__GIVEN EXERCISE__
Copy each line below in which the word "seaborn" occurs.
==================================================
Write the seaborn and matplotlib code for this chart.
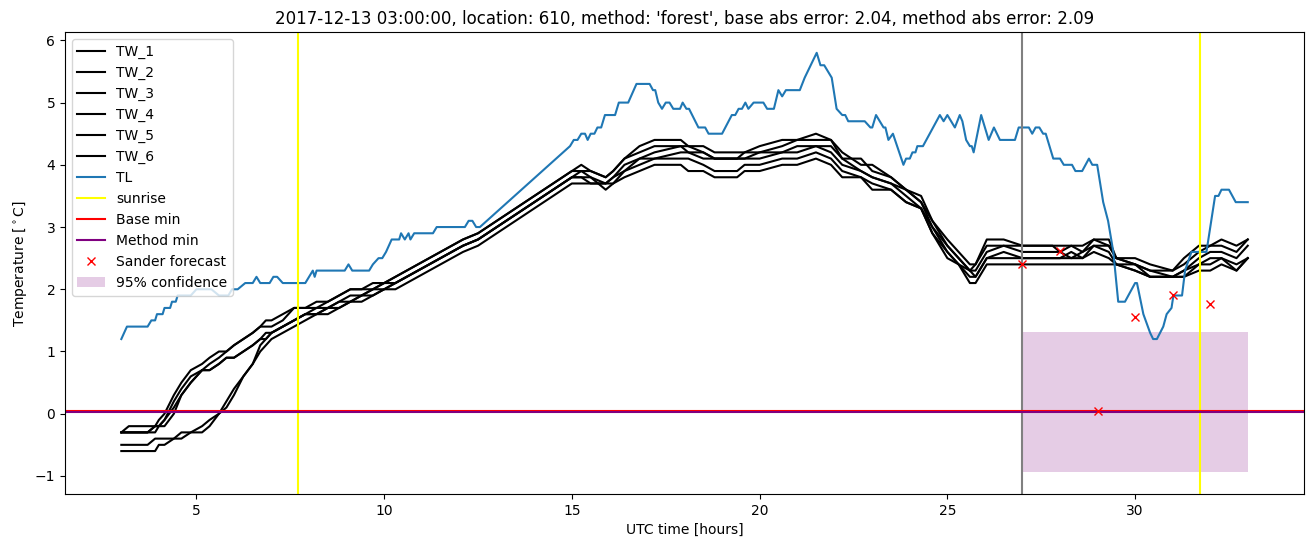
import numpy as np
import pandas as pd
import matplotlib
matplotlib.use("Agg")
import matplotlib.pyplot as plt
import seaborn as sns

# ---------------- data ----------------
tl_time = [3.0, 3.15, 3.7, 3.8, 3.9, 3.95, 4.1, 4.15, 4.3, 4.35, 4.45, 4.5, 4.85, 5.0, 5.4,
           5.6, 5.85, 5.95, 6.1, 6.3, 6.5, 6.6, 6.7, 6.95, 7.05, 7.15, 7.3, 7.9, 8.0, 8.1,
           8.15, 8.2, 8.95, 9.05, 9.15, 9.6, 9.7, 9.85, 9.95, 10.05, 10.2, 10.4, 10.45, 10.55,
           10.65, 10.7, 10.8, 11.3, 11.4, 12.15, 12.25, 12.35, 12.45, 12.55,
           14.95, 15.05, 15.15, 15.25, 15.35, 15.42, 15.5, 15.6, 15.68, 15.78, 15.88, 16.15,
           16.25, 16.5, 16.72, 17.07, 17.16, 17.22, 17.3, 17.4, 17.5, 17.6, 17.7, 17.88, 17.95,
           18.05, 18.12, 18.37, 18.55, 18.64, 19.0, 19.26, 19.35, 19.44, 19.53, 19.62, 19.7,
           19.84, 20.1, 20.2, 20.38, 20.5, 20.6, 20.7, 21.07, 21.2, 21.52, 21.62, 21.72, 21.92,
           22.05, 22.2, 22.28, 22.36, 22.8, 22.95, 23.0, 23.1, 23.3, 23.35, 23.43, 23.55, 23.83,
           23.9, 24.0, 24.07, 24.15, 24.2, 24.35, 24.8, 24.9, 25.0, 25.2, 25.33, 25.4, 25.5,
           25.6, 25.65, 25.7, 25.9, 26.1, 26.24, 26.4, 26.8, 26.9, 27.17, 27.26, 27.35, 27.45,
           27.55, 27.62, 27.82, 28.0, 28.1, 28.32, 28.41, 28.59, 28.77, 28.86, 28.99, 29.15,
           29.28, 29.42, 29.55, 29.73, 30.0, 30.05, 30.22, 30.4, 30.48, 30.58, 30.75, 30.84,
           30.97, 31.02, 31.25, 31.33, 31.5, 31.9, 32.13, 32.22, 32.3, 32.5, 32.68, 33.0]
tl_value = [1.2, 1.4, 1.4, 1.5, 1.5, 1.6, 1.6, 1.7, 1.7, 1.8, 1.8, 1.9, 1.9, 2.0, 2.0,
            1.9, 1.9, 2.0, 2.0, 2.1, 2.1, 2.2, 2.1, 2.1, 2.2, 2.2, 2.1, 2.1, 2.2, 2.3,
            2.2, 2.3, 2.3, 2.4, 2.3, 2.3, 2.4, 2.5, 2.5, 2.6, 2.8, 2.8, 2.9, 2.8,
            2.9, 2.8, 2.9, 2.9, 3.0, 3.0, 3.1, 3.1, 3.0, 3.0,
            4.3, 4.4, 4.4, 4.5, 4.5, 4.4, 4.5, 4.5, 4.6, 4.6, 4.8, 4.8,
            5.0, 5.0, 5.3, 5.3, 5.2, 5.2, 5.0, 4.9, 5.0, 5.0, 4.9, 4.9, 5.0,
            4.9, 4.9, 4.6, 4.6, 4.5, 4.5, 4.8, 4.8, 4.9, 4.9, 5.0, 4.9,
            5.0, 5.0, 4.9, 4.9, 5.2, 5.1, 5.2, 5.2, 5.4, 5.8, 5.6, 5.6, 5.4,
            4.9, 4.8, 4.8, 4.7, 4.7, 4.6, 4.6, 4.8, 4.6, 4.6, 4.4, 4.5, 4.0,
            4.1, 4.1, 4.2, 4.2, 4.3, 4.3, 4.8, 4.7, 4.8, 4.6, 4.8, 4.7, 4.4,
            4.3, 4.3, 4.2, 4.8, 4.4, 4.6, 4.4, 4.4, 4.6, 4.6, 4.5, 4.6, 4.6,
            4.5, 4.5, 4.1, 4.1, 4.0, 4.0, 3.9, 3.9, 4.1, 4.0, 4.0, 3.4,
            3.1, 2.6, 1.8, 1.8, 2.1, 2.1, 1.6, 1.3, 1.2, 1.2, 1.4, 1.6,
            1.7, 1.9, 1.9, 2.3, 2.6, 2.6, 3.5, 3.5, 3.6, 3.6, 3.4, 3.4]

tw_time = [3.0, 3.2, 3.7, 3.9, 4.0, 4.15, 4.4, 4.6, 4.85, 5.15, 5.35, 5.6, 5.8, 6.0, 6.25,
           6.5, 6.7, 6.85, 7.0, 7.3, 7.6, 7.9, 8.2, 8.5, 8.8, 9.1, 9.4, 9.7, 10.0, 10.3,
           10.6, 10.9, 11.2, 11.5, 11.8, 12.1, 12.5, 15.0, 15.25, 15.5, 15.9, 16.1, 16.4,
           16.8, 17.2, 17.9, 18.1, 18.5, 18.8, 19.4, 19.6, 20.0, 20.6, 21.0, 21.5, 21.9,
           22.2, 22.7, 23.0, 23.5, 23.9, 24.3, 24.6, 25.0, 25.3, 25.6, 25.75, 26.05, 26.5,
           27.0, 27.8, 28.0, 28.3, 28.6, 28.9, 29.3, 29.5, 30.0, 30.4, 31.0, 31.3, 31.7,
           32.0, 32.3, 32.7, 33.0]
tw_1 = [-0.3, -0.2, -0.2, -0.2, -0.1, 0.0, 0.3, 0.5, 0.7, 0.8, 0.9, 1.0, 1.0, 1.1, 1.2,
        1.3, 1.4, 1.5, 1.5, 1.6, 1.7, 1.7, 1.8, 1.8, 1.9, 2.0, 2.0, 2.1, 2.1, 2.2,
        2.3, 2.4, 2.5, 2.6, 2.7, 2.8, 2.9, 3.9, 4.0, 3.9, 3.8, 3.9, 4.1,
        4.3, 4.4, 4.4, 4.3, 4.2, 4.1, 4.1, 4.2, 4.3, 4.4, 4.4, 4.5, 4.4,
        4.1, 4.1, 3.9, 3.8, 3.6, 3.5, 3.1, 2.8, 2.6, 2.4, 2.4, 2.8, 2.8,
        2.7, 2.7, 2.7, 2.7, 2.7, 2.8, 2.8, 2.5, 2.5, 2.4, 2.3, 2.5, 2.7,
        2.7, 2.8, 2.7, 2.8]
tw_2 = [-0.3, -0.3, -0.3, -0.2, -0.2, -0.1, 0.2, 0.4, 0.6, 0.7, 0.8, 0.9, 1.0, 1.1, 1.2,
        1.3, 1.4, 1.4, 1.4, 1.5, 1.7, 1.7, 1.7, 1.8, 1.9, 2.0, 2.0, 2.0, 2.1, 2.2,
        2.3, 2.4, 2.5, 2.6, 2.7, 2.8, 2.9, 3.9, 3.9, 3.9, 3.8, 3.9, 4.1,
        4.2, 4.3, 4.3, 4.3, 4.3, 4.2, 4.2, 4.2, 4.2, 4.3, 4.4, 4.4, 4.4,
        4.2, 4.0, 4.0, 3.8, 3.6, 3.4, 3.1, 2.7, 2.5, 2.3, 2.4, 2.7, 2.7,
        2.7, 2.7, 2.6, 2.7, 2.6, 2.8, 2.7, 2.5, 2.4, 2.3, 2.3, 2.4, 2.6,
        2.7, 2.7, 2.6, 2.8]
tw_3 = [-0.3, -0.3, -0.3, -0.2, -0.2, -0.1, 0.1, 0.3, 0.5, 0.7, 0.7, 0.8, 0.9, 0.9, 1.0,
        1.1, 1.2, 1.3, 1.3, 1.4, 1.5, 1.6, 1.7, 1.7, 1.8, 1.9, 1.9, 2.0, 2.1, 2.1,
        2.2, 2.3, 2.4, 2.5, 2.6, 2.7, 2.8, 3.8, 3.9, 3.8, 3.7, 3.8, 4.0,
        4.1, 4.2, 4.3, 4.2, 4.2, 4.1, 4.1, 4.1, 4.2, 4.2, 4.3, 4.3, 4.3,
        4.1, 3.9, 3.8, 3.7, 3.6, 3.4, 3.0, 2.7, 2.5, 2.3, 2.3, 2.6, 2.7,
        2.6, 2.6, 2.6, 2.5, 2.6, 2.7, 2.7, 2.5, 2.4, 2.3, 2.2, 2.3, 2.5,
        2.6, 2.6, 2.5, 2.7]
tw_4 = [-0.3, -0.3, -0.3, -0.3, -0.2, -0.2, 0.0, 0.3, 0.5, 0.7, 0.7, 0.8, 0.9, 0.9, 1.0,
        1.1, 1.2, 1.2, 1.3, 1.4, 1.5, 1.6, 1.6, 1.7, 1.8, 1.8, 1.9, 2.0, 2.0, 2.1,
        2.2, 2.3, 2.4, 2.5, 2.6, 2.7, 2.8, 3.8, 3.8, 3.8, 3.6, 3.7, 3.9,
        4.1, 4.1, 4.2, 4.2, 4.1, 4.1, 4.1, 4.1, 4.1, 4.2, 4.2, 4.3, 4.2,
        4.0, 3.9, 3.8, 3.7, 3.5, 3.3, 3.0, 2.6, 2.4, 2.3, 2.2, 2.5, 2.6,
        2.5, 2.5, 2.5, 2.6, 2.5, 2.7, 2.6, 2.4, 2.4, 2.2, 2.2, 2.3, 2.4,
        2.5, 2.5, 2.4, 2.5]
tw_5 = [-0.5, -0.5, -0.5, -0.4, -0.4, -0.4, -0.4, -0.3, -0.3, -0.2, -0.1, 0.0, 0.2, 0.4, 0.6,
        0.8, 1.1, 1.2, 1.3, 1.4, 1.5, 1.6, 1.6, 1.7, 1.7, 1.8, 1.9, 1.9, 2.0, 2.1,
        2.2, 2.3, 2.4, 2.5, 2.6, 2.7, 2.8, 3.8, 3.8, 3.7, 3.7, 3.8, 3.9,
        4.0, 4.1, 4.1, 4.1, 4.0, 3.9, 3.9, 4.0, 4.0, 4.1, 4.1, 4.2, 4.1,
        3.9, 3.8, 3.7, 3.6, 3.4, 3.3, 2.9, 2.6, 2.4, 2.2, 2.2, 2.5, 2.5,
        2.5, 2.5, 2.5, 2.5, 2.5, 2.6, 2.5, 2.4, 2.3, 2.2, 2.2, 2.2, 2.4,
        2.4, 2.5, 2.3, 2.5]
tw_6 = [-0.6, -0.6, -0.6, -0.6, -0.5, -0.5, -0.4, -0.4, -0.3, -0.3, -0.2, 0.0, 0.1, 0.3, 0.6,
        0.8, 1.0, 1.1, 1.2, 1.3, 1.4, 1.5, 1.6, 1.6, 1.7, 1.8, 1.8, 1.9, 2.0, 2.0,
        2.1, 2.2, 2.3, 2.4, 2.5, 2.6, 2.7, 3.7, 3.7, 3.7, 3.7, 3.7, 3.8,
        3.9, 4.0, 4.0, 3.9, 3.9, 3.8, 3.8, 3.9, 3.9, 4.0, 4.0, 4.1, 4.0,
        3.8, 3.8, 3.6, 3.6, 3.4, 3.3, 2.9, 2.5, 2.4, 2.1, 2.1, 2.4, 2.4,
        2.4, 2.4, 2.4, 2.4, 2.4, 2.4, 2.4, 2.4, 2.3, 2.2, 2.2, 2.2, 2.3,
        2.3, 2.4, 2.3, 2.5]
tw_names = ["TW_1", "TW_2", "TW_3", "TW_4", "TW_5", "TW_6"]

sunrise_times = [7.7, 31.72]
forecast_start = 27.0
base_min = 0.05
method_min = 0.02
sander_time = [27.0, 28.0, 29.0, 30.0, 31.0, 32.0]
sander_value = [2.4, 2.62, 0.05, 1.56, 1.9, 1.77]
conf_time = [27.0, 33.0]
conf_low = [-0.93, -0.93]
conf_high = [1.31, 1.31]

title = ("2017-12-13 03:00:00, location: 610, method: 'forest', "
         "base abs error: 2.04, method abs error: 2.09")

# ---------------- plot ----------------
fig, ax = plt.subplots(figsize=(13.13, 5.47), dpi=100)
fig.subplots_adjust(left=0.0495, right=0.9932, top=0.9410, bottom=0.0969)

for name, vals in zip(tw_names, [tw_1, tw_2, tw_3, tw_4, tw_5, tw_6]):
    sns.lineplot(x=tw_time, y=vals, color="black", label=name, ax=ax, linewidth=1.5)

sns.lineplot(x=tl_time, y=tl_value, color="#1f77b4", label="TL", ax=ax, linewidth=1.5)

ax.axvline(sunrise_times[0], color="yellow", label="sunrise")
ax.axvline(sunrise_times[1], color="yellow")
ax.axvline(forecast_start, color="gray")
ax.axhline(base_min, color="red", label="Base min", linewidth=1.5)
ax.axhline(method_min, color="purple", label="Method min", linewidth=1.5)
ax.plot(sander_time, sander_value, "x", color="red", label="Sander forecast")
ax.fill_between(conf_time, conf_low, conf_high, color="purple", alpha=0.2,
                linewidth=0, label="95% confidence")

ax.set_xlim(1.5, 34.5)
ax.set_ylim(-1.29, 6.13)
ax.set_xlabel("UTC time [hours]")
ax.set_ylabel(r"Temperature [$^\circ$C]")
ax.set_title(title)
ax.legend(loc="upper left")

fig.savefig("out.png", dpi=100)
==================================================
__WORKED ANSWER__
Write the seaborn and matplotlib code for this chart.
import seaborn as sns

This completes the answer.